_SHORT TASK:_ Transcribe the material word for word, but without the images.

=== MATERIAL PROVIDED ===

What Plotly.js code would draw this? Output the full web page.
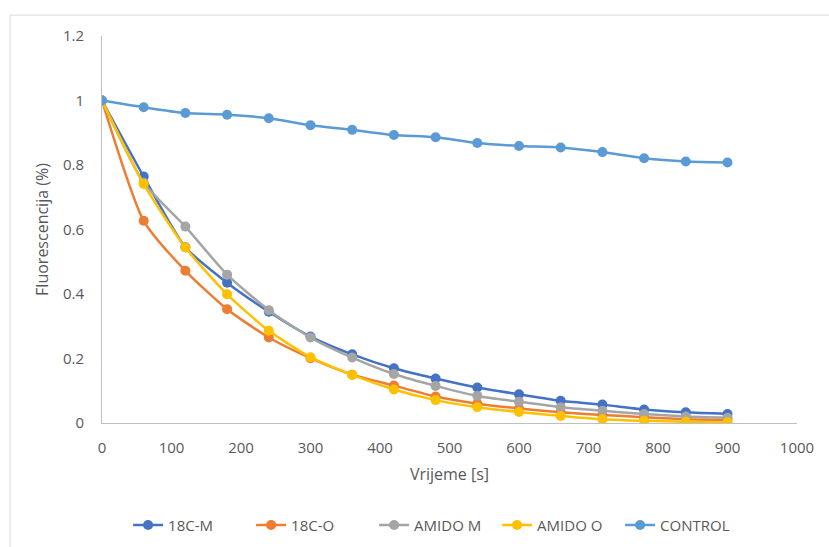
<!DOCTYPE html>
<html>
<head>
<meta charset="utf-8">
<script src="https://cdn.plot.ly/plotly-3.0.1.min.js"></script>
<style>html,body{margin:0;padding:0;background:#fff;}#chart{width:829px;height:547px;}</style>
</head>
<body>
<div id="chart"></div>
<script>
const time = [0,60,120,180,240,300,360,420,480,540,600,660,720,780,840,900];
const c18M = [1,0.764,0.545,0.435,0.345,0.268,0.213,0.170,0.138,0.110,0.089,0.069,0.057,0.042,0.033,0.028];
const c18O = [1,0.627,0.472,0.353,0.265,0.201,0.150,0.116,0.082,0.060,0.045,0.033,0.025,0.018,0.012,0.010];
const amidoM = [1,0.745,0.609,0.460,0.350,0.265,0.203,0.152,0.115,0.084,0.066,0.049,0.038,0.028,0.020,0.016];
const amidoO = [1,0.741,0.544,0.399,0.286,0.204,0.149,0.104,0.071,0.049,0.034,0.022,0.012,0.007,0.004,0.002];
const control = [1,0.979,0.961,0.956,0.945,0.923,0.909,0.893,0.886,0.868,0.859,0.854,0.840,0.821,0.811,0.808];
const names = ['18C-M','18C-O','AMIDO M','AMIDO O','CONTROL'];
const series = [c18M,c18O,amidoM,amidoO,control];
const colors = ['#4472C4','#ED7D31','#A5A5A5','#FFC000','#5B9BD5'];

const traces = series.map((s,i)=>({
  x: time, y: s, name: names[i], type:'scatter', mode:'lines+markers',
  line:{color:colors[i], width:2.5, shape:'spline', smoothing:0.6},
  marker:{color:colors[i], size:10}
}));

const font = {family:'"Open Sans", "Liberation Sans", sans-serif', size:15, color:'#595959'};
const layout = {
  width:829, height:547,
  margin:{l:102, r:32, t:36, b:124, autoexpand:false},
  paper_bgcolor:'#fff', plot_bgcolor:'#fff',
  font: font,
  showlegend:true,
  legend:{orientation:'h', x:0.48, xanchor:'center', y:-0.264, yanchor:'middle', font:{...font, size:15}, tracegroupgap:0, entrywidth:78, entrywidthmode:'pixels'},
  xaxis:{range:[0,1000], dtick:100, tick0:0, showgrid:false, zeroline:false, showline:true, linecolor:'#BFBFBF', linewidth:1, ticks:'', ticklabelstandoff:11,
    tickfont:{...font, size:15},
    title:{text:'Vrijeme [s]', font:{...font, size:16}, standoff:12}},
  yaxis:{range:[0,1.2], dtick:0.2, tick0:0, showgrid:false, zeroline:false, showline:true, linecolor:'#BFBFBF', linewidth:1, ticks:'', ticklabelstandoff:14,
    tickfont:{...font, size:15},
    title:{text:'Fluorescencija (%)', font:{...font, size:16}, standoff:10}},
  shapes:[{type:'rect', xref:'paper', yref:'paper', x0:-0.1324, x1:1.06, y0:-0.36, y1:1.054, line:{color:'#D9D9D9', width:1}, fillcolor:'rgba(0,0,0,0)', layer:'below'}]
};
Plotly.newPlot('chart', traces, layout, {displayModeBar:false, staticPlot:true});
</script>
</body>
</html>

===

_REPLY:_
What Plotly.js code would draw this? Output the full web page.
<!DOCTYPE html>
<html>
<head>
<meta charset="utf-8">
<script src="https://cdn.plot.ly/plotly-3.0.1.min.js"></script>
<style>html,body{margin:0;padding:0;background:#fff;}#chart{width:829px;height:547px;}</style>
</head>
<body>
<div id="chart"></div>
<script>
const time = [0,60,120,180,240,300,360,420,480,540,600,660,720,780,840,900];
const c18M = [1,0.764,0.545,0.435,0.345,0.268,0.213,0.170,0.138,0.110,0.089,0.069,0.057,0.042,0.033,0.028];
const c18O = [1,0.627,0.472,0.353,0.265,0.201,0.150,0.116,0.082,0.060,0.045,0.033,0.025,0.018,0.012,0.010];
const amidoM = [1,0.745,0.609,0.460,0.350,0.265,0.203,0.152,0.115,0.084,0.066,0.049,0.038,0.028,0.020,0.016];
const amidoO = [1,0.741,0.544,0.399,0.286,0.204,0.149,0.104,0.071,0.049,0.034,0.022,0.012,0.007,0.004,0.002];
const control = [1,0.979,0.961,0.956,0.945,0.923,0.909,0.893,0.886,0.868,0.859,0.854,0.840,0.821,0.811,0.808];
const names = ['18C-M','18C-O','AMIDO M','AMIDO O','CONTROL'];
const series = [c18M,c18O,amidoM,amidoO,control];
const colors = ['#4472C4','#ED7D31','#A5A5A5','#FFC000','#5B9BD5'];

const traces = series.map((s,i)=>({
  x: time, y: s, name: names[i], type:'scatter', mode:'lines+markers',
  line:{color:colors[i], width:2.5, shape:'spline', smoothing:0.6},
  marker:{color:colors[i], size:10}
}));

const font = {family:'"Open Sans", "Liberation Sans", sans-serif', size:15, color:'#595959'};
const layout = {
  width:829, height:547,
  margin:{l:102, r:32, t:36, b:124, autoexpand:false},
  paper_bgcolor:'#fff', plot_bgcolor:'#fff',
  font: font,
  showlegend:true,
  legend:{orientation:'h', x:0.48, xanchor:'center', y:-0.264, yanchor:'middle', font:{...font, size:15}, tracegroupgap:0, entrywidth:78, entrywidthmode:'pixels'},
  xaxis:{range:[0,1000], dtick:100, tick0:0, showgrid:false, zeroline:false, showline:true, linecolor:'#BFBFBF', linewidth:1, ticks:'', ticklabelstandoff:11,
    tickfont:{...font, size:15},
    title:{text:'Vrijeme [s]', font:{...font, size:16}, standoff:12}},
  yaxis:{range:[0,1.2], dtick:0.2, tick0:0, showgrid:false, zeroline:false, showline:true, linecolor:'#BFBFBF', linewidth:1, ticks:'', ticklabelstandoff:14,
    tickfont:{...font, size:15},
    title:{text:'Fluorescencija (%)', font:{...font, size:16}, standoff:10}},
  shapes:[{type:'rect', xref:'paper', yref:'paper', x0:-0.1324, x1:1.06, y0:-0.36, y1:1.054, line:{color:'#D9D9D9', width:1}, fillcolor:'rgba(0,0,0,0)', layer:'below'}]
};
Plotly.newPlot('chart', traces, layout, {displayModeBar:false, staticPlot:true});
</script>
</body>
</html>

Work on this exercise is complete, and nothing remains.